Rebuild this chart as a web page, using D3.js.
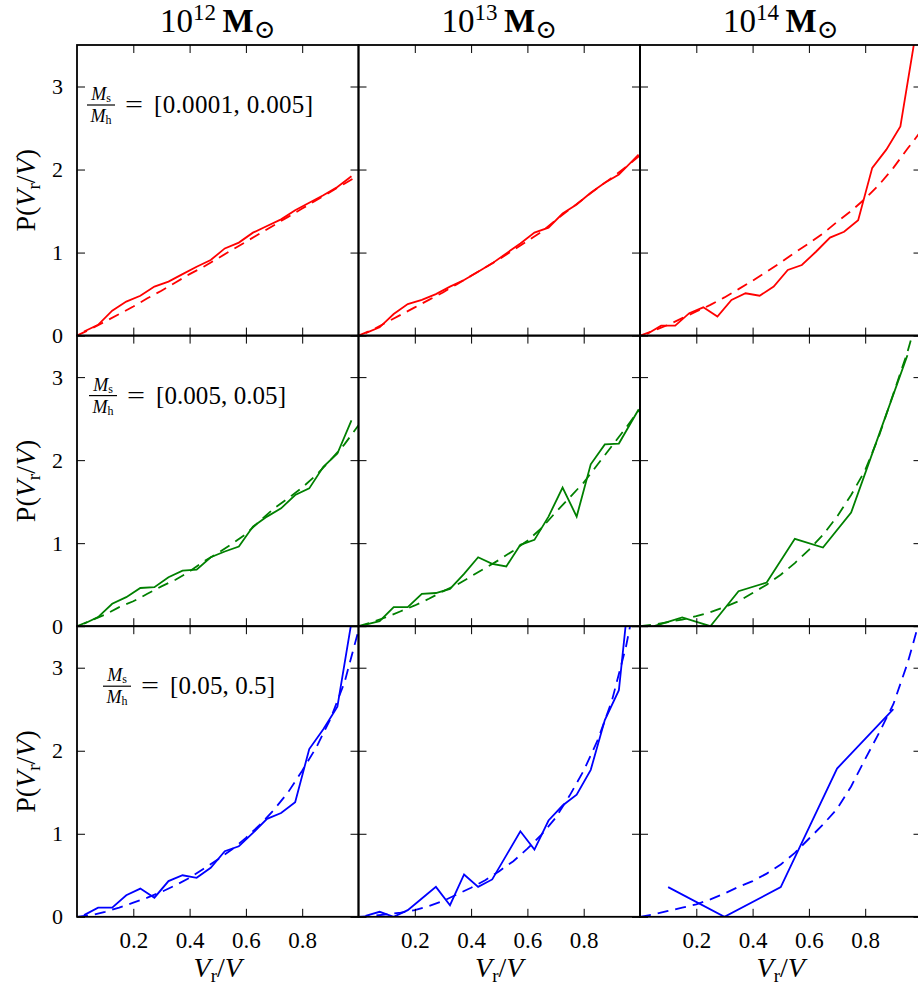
<!DOCTYPE html>
<html><head><meta charset="utf-8">
<script src="https://cdn.jsdelivr.net/npm/d3@7"></script>
<style>body{margin:0;background:#fff}</style>
</head><body>
<svg id="c" width="918" height="991"></svg>
<script>
// ---------------- data ----------------
const massExponents = ["12", "13", "14"];
const ratioLabels = ["[0.0001, 0.005]", "[0.005, 0.05]", "[0.05, 0.5]"];
const rowColors = ["#ff0000", "#008000", "#0000ff"];
const xTickValues = [0.2, 0.4, 0.6, 0.8];
const yTickValues = [0, 1, 2, 3];

const binX20 = [0.025,0.075,0.125,0.175,0.225,0.275,0.325,0.375,0.425,0.475,0.525,0.575,0.625,0.675,0.725,0.775,0.825,0.875,0.925,0.975];
const binX20mid = [0.025,0.075,0.125,0.175,0.225,0.275,0.325,0.375,0.425,0.475,0.525,0.575,0.625,0.675,0.725,0.775,0.825,0.875,0.925,0.995];
const binX10 = [0.05,0.15,0.25,0.35,0.45,0.55,0.65,0.75,0.85,0.95];
const binX5 = [0.1,0.3,0.5,0.7,0.9];
const modelX = [0,0.05,0.1,0.15,0.2,0.25,0.3,0.35,0.4,0.45,0.5,0.55,0.6,0.65,0.7,0.75,0.8,0.85,0.9,0.95,1.0];

// measured distributions (solid)
const histR1C1 = [0.05,0.13,0.30,0.41,0.48,0.59,0.65,0.74,0.83,0.91,1.05,1.12,1.24,1.32,1.40,1.51,1.60,1.69,1.79,1.92];
const histR1C2 = [0.03,0.10,0.26,0.38,0.43,0.50,0.59,0.67,0.77,0.87,0.99,1.11,1.24,1.30,1.47,1.58,1.72,1.84,1.94,2.18];
const histR1C3 = [0.02,0.12,0.12,0.27,0.34,0.23,0.43,0.51,0.48,0.59,0.79,0.85,1.01,1.18,1.25,1.39,2.02,2.24,2.52,3.55];
const histR2C1 = [0.03,0.11,0.27,0.35,0.46,0.47,0.59,0.67,0.68,0.83,0.90,0.96,1.20,1.32,1.42,1.58,1.66,1.92,2.08,2.48];
const histR2C2 = [0.02,0.06,0.23,0.23,0.39,0.40,0.45,0.63,0.83,0.75,0.72,0.98,1.04,1.32,1.67,1.32,1.95,2.19,2.20,2.61];
const histR2C3 = [0.0,0.105,0.0,0.421,0.526,1.053,0.947,1.368,2.316,3.263];
const histR3C1 = [0.02,0.11,0.11,0.26,0.34,0.23,0.43,0.50,0.47,0.59,0.79,0.85,1.01,1.18,1.25,1.38,2.02,2.26,2.53,3.55];
const histR3C2 = [0.01,0.06,0.0,0.08,0.22,0.36,0.14,0.51,0.36,0.45,0.74,1.03,0.81,1.16,1.34,1.47,1.77,2.37,2.73,5.0];
const histR3C3 = [0.357,0.0,0.357,1.786,2.5];

// model curves (dashed)
const modelR1C1 = [0,0.08,0.17,0.26,0.35,0.45,0.54,0.64,0.74,0.83,0.93,1.03,1.13,1.23,1.33,1.43,1.53,1.63,1.73,1.83,1.93];
const modelR1C2 = [0,0.07,0.16,0.25,0.34,0.43,0.52,0.62,0.72,0.82,0.92,1.03,1.14,1.25,1.39,1.52,1.65,1.78,1.90,2.03,2.17];
const modelR1C3 = [0,0.06,0.13,0.21,0.29,0.37,0.46,0.56,0.66,0.77,0.88,1.00,1.11,1.23,1.37,1.50,1.65,1.82,2.02,2.25,2.47];
const modelR2C1 = [0,0.07,0.14,0.23,0.30,0.39,0.48,0.56,0.66,0.78,0.88,0.99,1.11,1.27,1.42,1.54,1.67,1.82,2.00,2.19,2.42];
const modelR2C2 = [0,0.05,0.11,0.18,0.25,0.33,0.42,0.50,0.60,0.70,0.80,0.91,1.03,1.18,1.37,1.55,1.73,1.95,2.17,2.39,2.62];
const modelR2C3 = [0,0.02,0.05,0.08,0.12,0.17,0.23,0.30,0.40,0.50,0.62,0.76,0.92,1.10,1.32,1.58,1.88,2.30,2.80,3.30,3.90];
const modelR3C1 = [0,0.02,0.06,0.11,0.17,0.23,0.30,0.38,0.47,0.58,0.69,0.81,0.95,1.11,1.29,1.50,1.76,2.04,2.38,2.82,3.45];
const modelR3C2 = [0,0.01,0.03,0.05,0.08,0.13,0.19,0.27,0.35,0.44,0.55,0.67,0.82,0.99,1.19,1.46,1.76,2.13,2.60,3.25,4.10];
const modelR3C3 = [0,0.03,0.07,0.11,0.15,0.21,0.28,0.36,0.43,0.52,0.63,0.77,0.94,1.11,1.30,1.57,1.90,2.22,2.56,3.05,3.65];

const panels = [
  [{hx: binX20, hy: histR1C1, my: modelR1C1}, {hx: binX20mid, hy: histR1C2, my: modelR1C2}, {hx: binX20, hy: histR1C3, my: modelR1C3}],
  [{hx: binX20, hy: histR2C1, my: modelR2C1}, {hx: binX20mid, hy: histR2C2, my: modelR2C2}, {hx: binX10, hy: histR2C3, my: modelR2C3}],
  [{hx: binX20, hy: histR3C1, my: modelR3C1}, {hx: binX20mid, hy: histR3C2, my: modelR3C2}, {hx: binX5,  hy: histR3C3, my: modelR3C3}]
];

// ---------------- layout ----------------
const L = 77, T = 45, PW = 281.5, PH = 290.6;
const FONT = "'Liberation Serif','DejaVu Serif','Times New Roman',serif";
const svg = d3.select("#c");
const x = d3.scaleLinear().domain([0, 1]).range([0, PW]);
const y = d3.scaleLinear().domain([0, 3.5]).range([PH, 0]);
const line = d3.line().x(d => x(d[0])).y(d => y(d[1]));
const ratioX = [10, 12, 26];
const ratioWidths = [159, 130, 105];

panels.forEach((row, r) => {
  row.forEach((p, c) => {
    const g = svg.append("g").attr("transform", `translate(${L + c * PW},${T + r * PH})`);
    const cid = `clip${r}${c}`;
    g.append("clipPath").attr("id", cid).append("rect")
      .attr("x", 0).attr("y", 0).attr("width", PW).attr("height", PH);
    const plot = g.append("g").attr("clip-path", `url(#${cid})`);
    plot.append("path")
      .datum(p.hx.map((v, i) => [v, p.hy[i]]))
      .attr("d", line).attr("fill", "none")
      .attr("stroke", rowColors[r]).attr("stroke-width", 1.8)
      .attr("stroke-linejoin", "miter");
    plot.append("path")
      .datum(modelX.map((v, i) => [v, p.my[i]]))
      .attr("d", line).attr("fill", "none")
      .attr("stroke", rowColors[r]).attr("stroke-width", 1.8)
      .attr("stroke-dasharray", "11,7");

    // ticks (inward)
    const axB = g.append("g").attr("transform", `translate(0,${PH})`)
      .call(d3.axisBottom(x).tickValues(xTickValues).tickSize(-8).tickPadding(15)
        .tickFormat(r === 2 ? d3.format(".1f") : () => ""));
    const axT = g.append("g")
      .call(d3.axisTop(x).tickValues(xTickValues).tickSize(-8).tickFormat(() => ""));
    const axL = g.append("g")
      .call(d3.axisLeft(y).tickValues(yTickValues).tickSize(-8).tickPadding(14)
        .tickFormat(c === 0 ? d3.format("d") : () => ""));
    const axR = g.append("g").attr("transform", `translate(${PW},0)`)
      .call(d3.axisRight(y).tickValues(yTickValues).tickSize(-8).tickFormat(() => ""));
    [axB, axT, axL, axR].forEach(a => {
      a.attr("font-family", FONT);
      a.select(".domain").remove();
      a.selectAll(".tick line").attr("stroke", "#000").attr("stroke-width", 1);
      a.selectAll("text").attr("font-family", FONT).attr("fill", "#000");
    });
    axB.selectAll("text").attr("font-size", 23);
    axL.selectAll("text").attr("font-size", 22);

    // spines
    g.append("rect").attr("x", 0).attr("y", 0).attr("width", PW).attr("height", PH)
      .attr("fill", "none").attr("stroke", "#000").attr("stroke-width", 1.8);

    // titles
    if (r === 0) {
      const t = g.append("text").attr("x", PW / 2).attr("y", 32 - T)
        .attr("text-anchor", "middle").attr("font-family", FONT).attr("font-size", 33);
      t.append("tspan").text("10");
      t.append("tspan").attr("font-size", 23).attr("dy", -12).text(massExponents[c]);
      t.append("tspan").attr("dy", 12).text("\u2009");
      t.append("tspan").attr("font-weight", "bold").text("M");
      t.append("tspan").attr("font-size", 26).attr("dy", 6)
        .attr("font-family", "'DejaVu Serif','DejaVu Sans',serif").text("\u2299");
    }
    // x label
    if (r === 2) {
      const t = g.append("text").attr("x", PW / 2).attr("y", 977 - (T + 2 * PH))
        .attr("text-anchor", "middle").attr("font-family", FONT).attr("font-size", 28);
      t.append("tspan").attr("font-style", "italic").text("V");
      t.append("tspan").attr("font-size", 19).attr("dy", 5).text("r");
      t.append("tspan").attr("dy", -5).text("/");
      t.append("tspan").attr("font-style", "italic").text("V");
    }
    // y label and ratio annotation
    if (c === 0) {
      const t = g.append("text")
        .attr("transform", `translate(${35 - L},${PH / 2}) rotate(-90)`)
        .attr("text-anchor", "middle").attr("font-family", FONT).attr("font-size", 28);
      t.append("tspan").text("P(");
      t.append("tspan").attr("font-style", "italic").text("V");
      t.append("tspan").attr("font-size", 19).attr("dy", 5).text("r");
      t.append("tspan").attr("dy", -5).text("/");
      t.append("tspan").attr("font-style", "italic").text("V");
      t.append("tspan").text(")");

      const x0 = ratioX[r], by = 60;
      const a = g.append("g").attr("font-family", FONT).attr("fill", "#000");
      const num = a.append("text").attr("x", x0 + 14).attr("y", by - 5)
        .attr("text-anchor", "middle").attr("font-size", 18);
      num.append("tspan").attr("font-style", "italic").text("M");
      num.append("tspan").attr("font-size", 12).attr("dy", 2).text("s");
      const den = a.append("text").attr("x", x0 + 14).attr("y", by + 17)
        .attr("text-anchor", "middle").attr("font-size", 18);
      den.append("tspan").attr("font-style", "italic").text("M");
      den.append("tspan").attr("font-size", 12).attr("dy", 2).text("h");
      a.append("line").attr("x1", x0).attr("x2", x0 + 28).attr("y1", by).attr("y2", by)
        .attr("stroke", "#000").attr("stroke-width", 1.2);
      a.append("text").attr("x", x0 + 38).attr("y", by + 8).attr("font-size", 25)
        .attr("textLength", 18).attr("lengthAdjust", "spacingAndGlyphs").text("=");
      a.append("text").attr("x", x0 + 67).attr("y", by + 8).attr("font-size", 25)
        .attr("textLength", ratioWidths[r]).attr("lengthAdjust", "spacing").text(ratioLabels[r]);
    }
  });
});
</script>
</body></html>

## WHAT IS REQUIRED
Leave out any pictures, please, and quote only the lines from the top of the data through the line that contains "const yTickValues = [0, 1, 2, 3];".

## EXERCISE SOLUTION
Rebuild this chart as a web page, using D3.js.
<!DOCTYPE html>
<html><head><meta charset="utf-8">
<script src="https://cdn.jsdelivr.net/npm/d3@7"></script>
<style>body{margin:0;background:#fff}</style>
</head><body>
<svg id="c" width="918" height="991"></svg>
<script>
// ---------------- data ----------------
const massExponents = ["12", "13", "14"];
const ratioLabels = ["[0.0001, 0.005]", "[0.005, 0.05]", "[0.05, 0.5]"];
const rowColors = ["#ff0000", "#008000", "#0000ff"];
const xTickValues = [0.2, 0.4, 0.6, 0.8];
const yTickValues = [0, 1, 2, 3];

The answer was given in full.